Show every line that has the string "using" in it.

* _DATA SUPPLIED_
+ + + +
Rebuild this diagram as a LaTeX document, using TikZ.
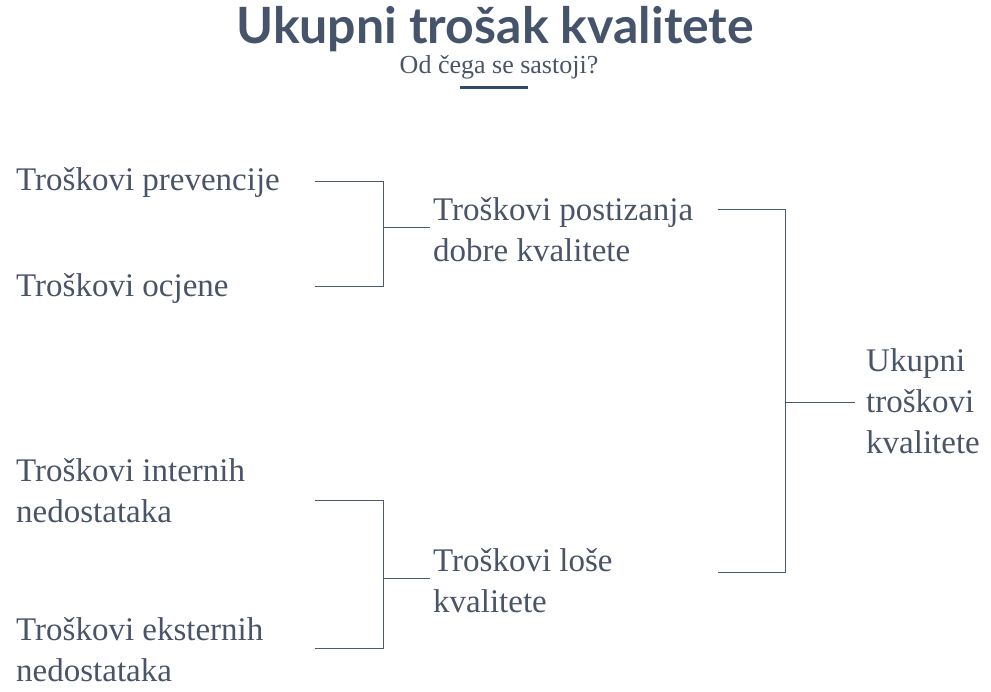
+ + + +
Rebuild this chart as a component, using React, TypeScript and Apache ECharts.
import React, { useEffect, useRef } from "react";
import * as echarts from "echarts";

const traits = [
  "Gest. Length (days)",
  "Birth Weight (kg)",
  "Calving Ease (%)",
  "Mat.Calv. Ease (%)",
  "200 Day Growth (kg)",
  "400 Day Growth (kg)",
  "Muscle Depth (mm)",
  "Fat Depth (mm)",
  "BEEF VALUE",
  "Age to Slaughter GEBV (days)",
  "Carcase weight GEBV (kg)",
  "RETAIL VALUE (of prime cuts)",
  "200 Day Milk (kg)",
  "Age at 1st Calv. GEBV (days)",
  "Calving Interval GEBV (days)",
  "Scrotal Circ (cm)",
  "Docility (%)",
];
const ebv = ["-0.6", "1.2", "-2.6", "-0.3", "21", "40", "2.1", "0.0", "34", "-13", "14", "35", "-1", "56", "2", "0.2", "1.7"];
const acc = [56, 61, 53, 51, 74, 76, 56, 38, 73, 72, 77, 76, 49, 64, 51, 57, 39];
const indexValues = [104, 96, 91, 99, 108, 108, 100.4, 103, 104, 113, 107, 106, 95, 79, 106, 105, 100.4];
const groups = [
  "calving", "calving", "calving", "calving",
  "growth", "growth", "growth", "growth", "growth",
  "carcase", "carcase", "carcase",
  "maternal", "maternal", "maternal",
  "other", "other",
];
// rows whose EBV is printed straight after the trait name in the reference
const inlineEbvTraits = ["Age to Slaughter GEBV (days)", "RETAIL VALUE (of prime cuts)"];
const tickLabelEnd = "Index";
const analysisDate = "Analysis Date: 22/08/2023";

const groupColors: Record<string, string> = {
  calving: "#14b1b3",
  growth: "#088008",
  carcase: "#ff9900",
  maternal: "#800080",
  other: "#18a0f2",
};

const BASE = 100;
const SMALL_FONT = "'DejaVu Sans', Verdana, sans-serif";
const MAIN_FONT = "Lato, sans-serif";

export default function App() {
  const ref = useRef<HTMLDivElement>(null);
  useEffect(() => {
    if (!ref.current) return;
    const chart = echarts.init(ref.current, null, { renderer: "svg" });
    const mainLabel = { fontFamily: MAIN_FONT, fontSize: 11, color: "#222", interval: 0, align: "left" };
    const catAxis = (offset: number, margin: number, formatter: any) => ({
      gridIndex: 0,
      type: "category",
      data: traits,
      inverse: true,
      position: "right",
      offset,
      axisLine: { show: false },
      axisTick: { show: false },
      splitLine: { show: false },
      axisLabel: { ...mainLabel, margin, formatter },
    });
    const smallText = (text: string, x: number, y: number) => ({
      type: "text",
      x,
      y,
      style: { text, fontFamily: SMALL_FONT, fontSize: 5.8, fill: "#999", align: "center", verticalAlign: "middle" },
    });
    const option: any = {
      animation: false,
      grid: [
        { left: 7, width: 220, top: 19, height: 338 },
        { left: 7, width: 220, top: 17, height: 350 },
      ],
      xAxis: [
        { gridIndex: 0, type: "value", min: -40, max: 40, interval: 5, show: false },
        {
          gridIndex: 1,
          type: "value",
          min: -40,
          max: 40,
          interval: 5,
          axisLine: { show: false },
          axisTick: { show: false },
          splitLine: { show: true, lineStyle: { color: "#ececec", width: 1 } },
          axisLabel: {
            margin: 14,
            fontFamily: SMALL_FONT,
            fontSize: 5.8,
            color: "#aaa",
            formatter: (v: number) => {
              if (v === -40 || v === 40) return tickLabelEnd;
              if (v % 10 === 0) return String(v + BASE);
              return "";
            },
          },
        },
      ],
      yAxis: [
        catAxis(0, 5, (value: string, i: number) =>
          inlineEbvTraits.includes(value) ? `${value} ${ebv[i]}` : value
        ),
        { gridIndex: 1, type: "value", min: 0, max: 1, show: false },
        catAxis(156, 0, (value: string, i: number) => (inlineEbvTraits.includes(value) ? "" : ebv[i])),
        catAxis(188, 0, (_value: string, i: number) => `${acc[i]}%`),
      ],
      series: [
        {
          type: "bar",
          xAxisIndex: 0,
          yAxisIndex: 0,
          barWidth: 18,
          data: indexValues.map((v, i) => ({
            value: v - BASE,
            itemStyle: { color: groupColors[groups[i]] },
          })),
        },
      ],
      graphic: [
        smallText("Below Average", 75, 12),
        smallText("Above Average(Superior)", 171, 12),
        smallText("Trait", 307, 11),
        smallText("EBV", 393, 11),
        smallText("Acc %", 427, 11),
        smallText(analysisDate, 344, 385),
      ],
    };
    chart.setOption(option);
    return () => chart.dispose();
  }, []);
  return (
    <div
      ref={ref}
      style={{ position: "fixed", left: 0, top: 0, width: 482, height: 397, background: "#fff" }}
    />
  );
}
+ + + +
* _SOLUTION FOR THIS PROBLEM_
Rebuild this diagram as a LaTeX document, using TikZ.
Rebuild this chart as a component, using React, TypeScript and Apache ECharts.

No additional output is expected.